# [Problem]
Retype word for word the first line of the listing and each line after it up to the line with "cursor_t = 0.36696", with the pictures taken out.
───
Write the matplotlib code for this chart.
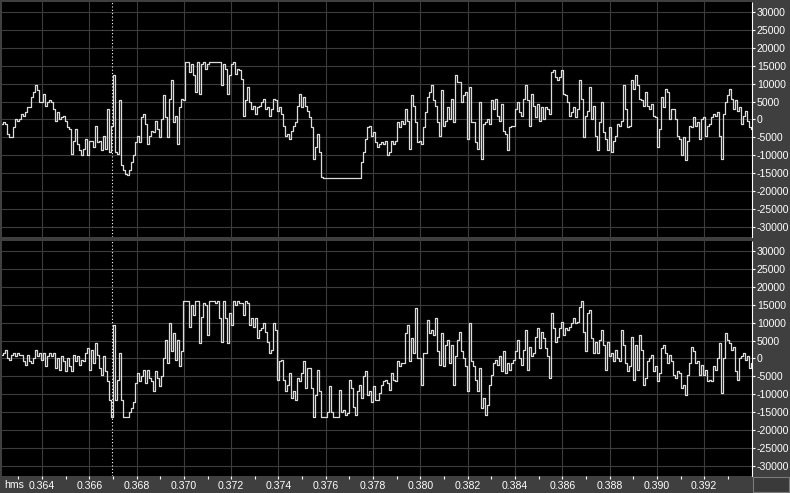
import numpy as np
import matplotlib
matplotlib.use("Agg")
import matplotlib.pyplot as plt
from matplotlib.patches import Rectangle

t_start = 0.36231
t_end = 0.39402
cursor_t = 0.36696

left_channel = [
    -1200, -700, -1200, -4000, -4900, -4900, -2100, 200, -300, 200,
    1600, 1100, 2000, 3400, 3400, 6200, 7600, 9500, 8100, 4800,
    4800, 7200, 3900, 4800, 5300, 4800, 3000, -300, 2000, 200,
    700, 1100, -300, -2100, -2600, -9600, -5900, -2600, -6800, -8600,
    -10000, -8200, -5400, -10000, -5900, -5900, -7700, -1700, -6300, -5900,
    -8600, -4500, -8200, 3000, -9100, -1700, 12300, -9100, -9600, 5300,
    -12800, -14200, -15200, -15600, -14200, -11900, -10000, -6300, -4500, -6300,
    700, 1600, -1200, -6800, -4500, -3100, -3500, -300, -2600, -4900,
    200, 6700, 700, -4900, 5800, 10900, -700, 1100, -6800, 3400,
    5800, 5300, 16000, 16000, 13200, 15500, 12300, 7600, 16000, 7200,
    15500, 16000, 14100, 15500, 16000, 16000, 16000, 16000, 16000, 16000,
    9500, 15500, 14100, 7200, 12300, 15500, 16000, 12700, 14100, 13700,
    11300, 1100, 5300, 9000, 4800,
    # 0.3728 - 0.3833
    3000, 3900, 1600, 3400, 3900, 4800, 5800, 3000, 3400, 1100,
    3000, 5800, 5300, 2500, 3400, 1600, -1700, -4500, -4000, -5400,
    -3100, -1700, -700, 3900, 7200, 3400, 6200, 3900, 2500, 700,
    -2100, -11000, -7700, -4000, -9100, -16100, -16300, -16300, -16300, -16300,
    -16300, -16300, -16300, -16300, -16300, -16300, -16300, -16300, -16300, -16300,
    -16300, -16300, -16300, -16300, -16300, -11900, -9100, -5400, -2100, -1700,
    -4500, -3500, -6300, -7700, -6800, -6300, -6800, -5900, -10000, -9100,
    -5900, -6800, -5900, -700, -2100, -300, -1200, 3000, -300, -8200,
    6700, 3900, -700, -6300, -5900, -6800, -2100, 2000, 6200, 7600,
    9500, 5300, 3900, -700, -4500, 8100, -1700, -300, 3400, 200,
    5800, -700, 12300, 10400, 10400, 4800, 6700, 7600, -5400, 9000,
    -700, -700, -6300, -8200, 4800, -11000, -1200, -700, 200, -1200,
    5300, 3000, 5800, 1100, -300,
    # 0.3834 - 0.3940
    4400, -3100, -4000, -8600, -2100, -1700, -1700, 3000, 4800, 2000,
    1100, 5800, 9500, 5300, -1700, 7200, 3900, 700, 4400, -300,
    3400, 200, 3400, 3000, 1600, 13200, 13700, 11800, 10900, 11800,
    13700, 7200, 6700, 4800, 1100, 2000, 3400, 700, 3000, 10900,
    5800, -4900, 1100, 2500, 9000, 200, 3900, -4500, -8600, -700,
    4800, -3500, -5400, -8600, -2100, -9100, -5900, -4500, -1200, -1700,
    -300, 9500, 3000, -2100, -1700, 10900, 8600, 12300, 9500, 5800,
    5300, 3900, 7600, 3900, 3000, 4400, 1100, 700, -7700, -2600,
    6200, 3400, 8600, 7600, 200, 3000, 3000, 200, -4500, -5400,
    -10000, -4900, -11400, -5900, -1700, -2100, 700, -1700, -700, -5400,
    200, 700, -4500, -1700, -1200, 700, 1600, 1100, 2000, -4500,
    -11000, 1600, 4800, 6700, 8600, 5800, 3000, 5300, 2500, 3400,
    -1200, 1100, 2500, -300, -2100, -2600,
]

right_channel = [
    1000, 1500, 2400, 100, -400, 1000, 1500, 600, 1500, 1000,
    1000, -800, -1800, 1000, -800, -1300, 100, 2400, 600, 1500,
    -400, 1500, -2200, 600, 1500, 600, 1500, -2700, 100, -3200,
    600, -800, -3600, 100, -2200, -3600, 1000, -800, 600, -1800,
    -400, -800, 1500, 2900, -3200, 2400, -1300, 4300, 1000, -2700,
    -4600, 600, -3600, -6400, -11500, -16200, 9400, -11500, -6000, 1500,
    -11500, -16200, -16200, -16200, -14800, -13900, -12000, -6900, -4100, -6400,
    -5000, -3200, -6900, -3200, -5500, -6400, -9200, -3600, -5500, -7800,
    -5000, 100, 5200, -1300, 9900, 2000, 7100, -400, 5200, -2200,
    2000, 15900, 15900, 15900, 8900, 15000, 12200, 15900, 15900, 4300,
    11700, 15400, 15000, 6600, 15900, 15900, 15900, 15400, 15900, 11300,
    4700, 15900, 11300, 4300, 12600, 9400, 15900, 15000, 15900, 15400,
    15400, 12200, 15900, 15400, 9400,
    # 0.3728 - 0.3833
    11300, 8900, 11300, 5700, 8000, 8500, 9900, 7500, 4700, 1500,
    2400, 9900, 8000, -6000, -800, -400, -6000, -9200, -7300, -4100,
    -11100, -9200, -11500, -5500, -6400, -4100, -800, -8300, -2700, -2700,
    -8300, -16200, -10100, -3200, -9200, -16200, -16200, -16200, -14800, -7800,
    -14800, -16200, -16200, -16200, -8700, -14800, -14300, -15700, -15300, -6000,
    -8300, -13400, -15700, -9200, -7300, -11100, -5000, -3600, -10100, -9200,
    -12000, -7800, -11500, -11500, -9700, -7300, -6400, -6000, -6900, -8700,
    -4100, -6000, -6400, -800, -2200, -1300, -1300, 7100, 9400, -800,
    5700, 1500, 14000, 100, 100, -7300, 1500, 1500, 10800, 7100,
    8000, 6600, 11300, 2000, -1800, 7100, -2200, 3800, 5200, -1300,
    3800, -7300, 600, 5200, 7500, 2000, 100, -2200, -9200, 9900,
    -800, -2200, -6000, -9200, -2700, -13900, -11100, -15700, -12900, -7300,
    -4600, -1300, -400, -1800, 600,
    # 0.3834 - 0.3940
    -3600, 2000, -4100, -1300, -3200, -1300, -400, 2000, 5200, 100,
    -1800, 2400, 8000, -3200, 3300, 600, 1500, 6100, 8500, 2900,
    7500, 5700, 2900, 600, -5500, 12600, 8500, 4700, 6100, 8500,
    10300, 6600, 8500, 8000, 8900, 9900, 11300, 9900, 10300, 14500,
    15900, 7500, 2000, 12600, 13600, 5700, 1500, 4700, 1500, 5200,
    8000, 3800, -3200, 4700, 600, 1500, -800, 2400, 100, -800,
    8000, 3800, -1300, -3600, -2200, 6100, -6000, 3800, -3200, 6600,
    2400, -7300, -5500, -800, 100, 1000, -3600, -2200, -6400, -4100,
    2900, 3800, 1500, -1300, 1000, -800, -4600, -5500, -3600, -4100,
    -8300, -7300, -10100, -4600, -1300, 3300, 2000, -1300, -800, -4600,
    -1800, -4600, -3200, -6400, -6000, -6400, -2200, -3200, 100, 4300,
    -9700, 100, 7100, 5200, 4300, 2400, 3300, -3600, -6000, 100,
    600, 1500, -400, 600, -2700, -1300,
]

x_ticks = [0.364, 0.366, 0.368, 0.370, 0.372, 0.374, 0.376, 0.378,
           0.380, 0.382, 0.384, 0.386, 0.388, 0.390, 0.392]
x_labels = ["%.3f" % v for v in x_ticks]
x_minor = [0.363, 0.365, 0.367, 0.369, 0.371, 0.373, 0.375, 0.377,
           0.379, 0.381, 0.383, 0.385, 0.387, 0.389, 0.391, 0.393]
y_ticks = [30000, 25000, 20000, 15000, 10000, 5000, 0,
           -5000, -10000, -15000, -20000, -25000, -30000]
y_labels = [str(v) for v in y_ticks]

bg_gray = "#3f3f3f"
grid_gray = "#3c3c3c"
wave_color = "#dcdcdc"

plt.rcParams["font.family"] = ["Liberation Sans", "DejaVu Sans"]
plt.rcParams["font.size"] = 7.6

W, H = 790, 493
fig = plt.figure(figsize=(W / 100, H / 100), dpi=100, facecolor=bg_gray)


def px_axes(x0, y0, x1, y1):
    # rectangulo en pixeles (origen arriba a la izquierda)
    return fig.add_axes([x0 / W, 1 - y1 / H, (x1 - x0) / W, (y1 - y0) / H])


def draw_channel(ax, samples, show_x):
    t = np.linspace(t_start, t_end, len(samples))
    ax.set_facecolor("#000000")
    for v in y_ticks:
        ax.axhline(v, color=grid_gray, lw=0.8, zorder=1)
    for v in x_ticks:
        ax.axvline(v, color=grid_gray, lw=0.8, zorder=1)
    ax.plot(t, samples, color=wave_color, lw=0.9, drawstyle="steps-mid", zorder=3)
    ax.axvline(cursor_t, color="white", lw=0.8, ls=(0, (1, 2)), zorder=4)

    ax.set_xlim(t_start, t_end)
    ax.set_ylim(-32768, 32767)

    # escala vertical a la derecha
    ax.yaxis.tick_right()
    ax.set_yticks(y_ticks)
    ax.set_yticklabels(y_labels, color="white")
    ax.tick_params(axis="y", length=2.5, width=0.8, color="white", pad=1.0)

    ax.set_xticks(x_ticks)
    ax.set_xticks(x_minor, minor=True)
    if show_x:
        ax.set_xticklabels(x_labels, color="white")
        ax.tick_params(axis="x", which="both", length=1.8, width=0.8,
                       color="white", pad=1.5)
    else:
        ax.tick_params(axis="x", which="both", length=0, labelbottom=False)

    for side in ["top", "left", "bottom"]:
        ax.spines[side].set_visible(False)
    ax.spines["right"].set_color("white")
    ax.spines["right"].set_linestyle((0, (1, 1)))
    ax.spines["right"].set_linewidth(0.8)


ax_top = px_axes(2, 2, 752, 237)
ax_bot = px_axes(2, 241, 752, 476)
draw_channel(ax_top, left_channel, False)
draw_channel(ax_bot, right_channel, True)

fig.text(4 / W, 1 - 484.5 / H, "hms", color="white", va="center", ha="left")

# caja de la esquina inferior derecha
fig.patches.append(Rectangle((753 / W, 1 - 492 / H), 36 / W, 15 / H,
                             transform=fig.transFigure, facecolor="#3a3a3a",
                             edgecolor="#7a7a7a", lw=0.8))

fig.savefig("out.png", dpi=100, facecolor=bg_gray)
───
# [Complete response]
Write the matplotlib code for this chart.
import numpy as np
import matplotlib
matplotlib.use("Agg")
import matplotlib.pyplot as plt
from matplotlib.patches import Rectangle

t_start = 0.36231
t_end = 0.39402
cursor_t = 0.36696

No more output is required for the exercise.